2. Quit my career as a well-respected photographer and turn into a sailor.
I don’t think I’ve ever heard quite so many grunts and groans of disapproval as I did the week I announced that I was taking a step back from photography to pursue a career in seafaring. I’d be lying if I said I weren’t a fairly impulsive and flighty person, so my friends and colleagues were all concerned/annoyed when I made this spontaneous announcement. I had presented them with a pretty convincing speech about how the economy was crashing and I had to realize that there may not always be a steady income in fine-art photography, so I needed some otherwise applicable life skills. What really happened is that I drank an entire bottle of wine and marathoned Horatio Hornblower on DVD then realized that I should be on boats, like, all the time.

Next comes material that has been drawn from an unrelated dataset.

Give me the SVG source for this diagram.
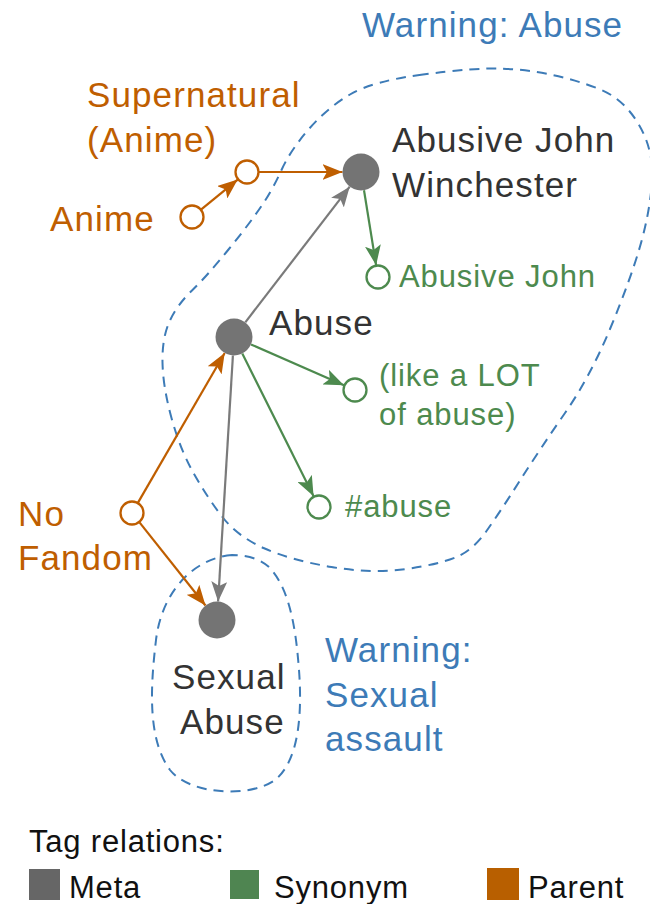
<svg xmlns="http://www.w3.org/2000/svg" width="650" height="904" viewBox="0 0 650 904">
  <style>
    text { font-family: "Liberation Sans", Arial, Helvetica, sans-serif; }
    .lbl { font-size: 35px; letter-spacing: 1.1px; }
    .syn { font-size: 31px; letter-spacing: 0.9px; fill: #4d8a4e; }
    .dark { fill: #333333; }
    .par { fill: #bf5e00; }
    .warn { fill: #3d7bb7; }
    .leg { font-size: 31px; letter-spacing: 0.8px; fill: #111111; }
    .zone { fill: none; stroke: #3d7bb7; stroke-width: 2; stroke-dasharray: 10 7; }
    .meta-n { fill: #747474; }
    .open-par { fill: #ffffff; stroke: #bf5e00; stroke-width: 2.3; }
    .open-syn { fill: #ffffff; stroke: #4d8a4e; stroke-width: 2.3; }
    .e { fill: none; stroke-width: 2.2; }
    .e-par { stroke: #bf5e00; marker-end: url(#ah-par); }
    .e-syn { stroke: #4d8a4e; marker-end: url(#ah-syn); }
    .e-meta { stroke: #7a7a7a; marker-end: url(#ah-meta); }
  </style>
  <defs>
    <marker id="ah-par" markerUnits="userSpaceOnUse" markerWidth="20" markerHeight="16" refX="20" refY="8" orient="auto">
      <path d="M0,0 L20,8 L0,16 L4.5,8 Z" fill="#bf5e00"/>
    </marker>
    <marker id="ah-syn" markerUnits="userSpaceOnUse" markerWidth="20" markerHeight="16" refX="20" refY="8" orient="auto">
      <path d="M0,0 L20,8 L0,16 L4.5,8 Z" fill="#4d8a4e"/>
    </marker>
    <marker id="ah-meta" markerUnits="userSpaceOnUse" markerWidth="20" markerHeight="16" refX="20" refY="8" orient="auto">
      <path d="M0,0 L20,8 L0,16 L4.5,8 Z" fill="#7a7a7a"/>
    </marker>
  </defs>

  <rect width="650" height="904" fill="#ffffff"/>

  <!-- warning zones -->
  <g id="zone-abuse">
    <path class="zone" d="M 423,74.5 Q 373,81 350,94.5 Q 327,108 308.5,129.5 Q 290,151 281.5,170 Q 273,189 261.5,206 Q 250,223 228.5,249.5 Q 207,276 192,290.5 Q 177,305 169.5,321.5 Q 162,338 162.5,362.5 Q 163,387 171.5,418 Q 180,449 193.5,473 Q 207,497 222,516.5 Q 237,536 263.5,548 Q 290,560 331.5,567 Q 373,574 406.5,569 Q 440,564 456.5,557 Q 473,550 486.5,531 Q 500,512 520,480.5 Q 540,449 565,413 Q 590,377 610,329 Q 630,281 640,246.5 Q 650,212 652,181 Q 654,150 638.5,124 Q 623,98 598,88.5 Q 573,79 548,74 Q 523,69 498,68.5 Q 473,68 423,74.5 Z"/>
    <text class="lbl warn" x="362" y="37">Warning: Abuse</text>
  </g>
  <g id="zone-sexual-assault">
    <path class="zone" d="M 232,555 C 195,558 162,590 156,640 C 150,690 148,740 170,770 C 190,795 250,798 275,780 C 300,760 302,710 299,670 C 296,630 290,590 270,568 C 260,558 245,555 232,555 Z"/>
    <text class="lbl warn" x="325" y="662">Warning:</text>
    <text class="lbl warn" x="325" y="707">Sexual</text>
    <text class="lbl warn" x="325" y="751">assault</text>
  </g>

  <!-- connectors -->
  <g id="connectors">
    <line class="e e-par" x1="201.3" y1="209.4" x2="237.7" y2="179.6"/>
    <line class="e e-par" x1="259" y1="172" x2="342.5" y2="172"/>
    <line class="e e-meta" x1="245.3" y1="322.3" x2="349.7" y2="186.7"/>
    <line class="e e-syn" x1="364" y1="190.3" x2="376.1" y2="265.2"/>
    <line class="e e-syn" x1="251" y1="344.4" x2="344" y2="385.2"/>
    <line class="e e-syn" x1="242.3" y1="353.5" x2="313.6" y2="496.3"/>
    <line class="e e-meta" x1="232.9" y1="355.5" x2="218.1" y2="601.5"/>
    <line class="e e-par" x1="138" y1="502.6" x2="224.7" y2="353"/>
    <line class="e e-par" x1="139.5" y1="522.4" x2="205.5" y2="605.5"/>
  </g>

  <!-- nodes -->
  <g id="node-anime">
    <circle class="open-par" cx="192" cy="217" r="11.5"/>
    <text class="lbl par" x="50" y="231">Anime</text>
  </g>
  <g id="node-supernatural-anime">
    <circle class="open-par" cx="247" cy="172" r="11.5"/>
    <text class="lbl par" x="87" y="107">Supernatural</text>
    <text class="lbl par" x="87" y="152">(Anime)</text>
  </g>
  <g id="node-abusive-john-winchester">
    <circle class="meta-n" cx="361" cy="172" r="18.5"/>
    <text class="lbl dark" x="392" y="152">Abusive John</text>
    <text class="lbl dark" x="392" y="197">Winchester</text>
  </g>
  <g id="node-abusive-john">
    <circle class="open-syn" cx="378" cy="277" r="11.5"/>
    <text class="syn" x="399" y="287">Abusive John</text>
  </g>
  <g id="node-abuse">
    <circle class="meta-n" cx="234" cy="337" r="18.5"/>
    <text class="lbl dark" x="269" y="335">Abuse</text>
  </g>
  <g id="node-like-a-lot">
    <circle class="open-syn" cx="355" cy="390" r="11.5"/>
    <text class="syn" x="379" y="386">(like a LOT</text>
    <text class="syn" x="379" y="425">of abuse)</text>
  </g>
  <g id="node-hash-abuse">
    <circle class="open-syn" cx="319" cy="507" r="11.5"/>
    <text class="syn" x="345" y="517">#abuse</text>
  </g>
  <g id="node-no-fandom">
    <circle class="open-par" cx="132" cy="513" r="11.5"/>
    <text class="lbl par" x="18" y="526">No</text>
    <text class="lbl par" x="18" y="570">Fandom</text>
  </g>
  <g id="node-sexual-abuse">
    <circle class="meta-n" cx="217" cy="620" r="18.5"/>
    <text class="lbl dark" x="172" y="689">Sexual</text>
    <text class="lbl dark" x="180" y="734">Abuse</text>
  </g>

  <!-- legend -->
  <g id="legend">
    <text class="leg" x="29" y="852">Tag relations:</text>
    <rect x="29" y="869" width="31" height="31" fill="#666666"/>
    <text class="leg" x="69" y="898">Meta</text>
    <rect x="230" y="870" width="29" height="29" fill="#4f8551"/>
    <text class="leg" x="274" y="898">Synonym</text>
    <rect x="487" y="868" width="32" height="32" fill="#b85f00"/>
    <text class="leg" x="528" y="898">Parent</text>
  </g>
</svg>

3. Move to St. John’s, Newfoundland for absolutely no reason
Now, you might ask what makes a sane person decide to move to the isolated, Easternmost point of North America when they have never even so much as set foot there before, and I’ll tell you the answer: alcohol. High on the heels of my decision to start pursuing seafaring, when my friend asked if I wanted to go to St. John’s with her, I thought “The Maritimes? Well, I want to be a mariner, so how can this possibly not be a good idea?”. I had this thought while sitting in my beautiful, spacious apartment in a beautiful neighborhood that I had just acquired for a really good price in one of the most expensive cities in North America, and well let me just surmise this whole story by saying that I really miss that apartment.
4. Hitchhike across Eastern Europe with about fifty euros to my name
When my dear friends moved to Berlin years ago, I would say every year how I was going to visit them yet never actually did. Various circumstances would arise, finances wouldn’t permit, life happened. So when I finally actually booked a ticket to Berlin I couldn’t even believe it, it seemed like a grandiose dream come true. When my friend suggested the idea of hitchhiking across Eastern Europe I was still pretty high on excitement, so I didn’t really stop to think about how little money I’d have, how few supplies I’d have, how entirely ill equipped I was for such a thing. Without so much as a second of research, I immediately agreed. Had I not been drinking enough to completely forgo the foresight to actually think about the logistics, I may not have had one of the greatest adventures of my life thus far. I’m actually pretty confident that I was drunk every day of that trip, I could probably have a separate list of “*Best drunk decisions of my Eastern European adventure”. One of the items on that list may or may not result in me getting back to Berlin to catch my flight home with mere hours to spare then going through German airport security while blackout drunk. I can neither confirm nor deny that.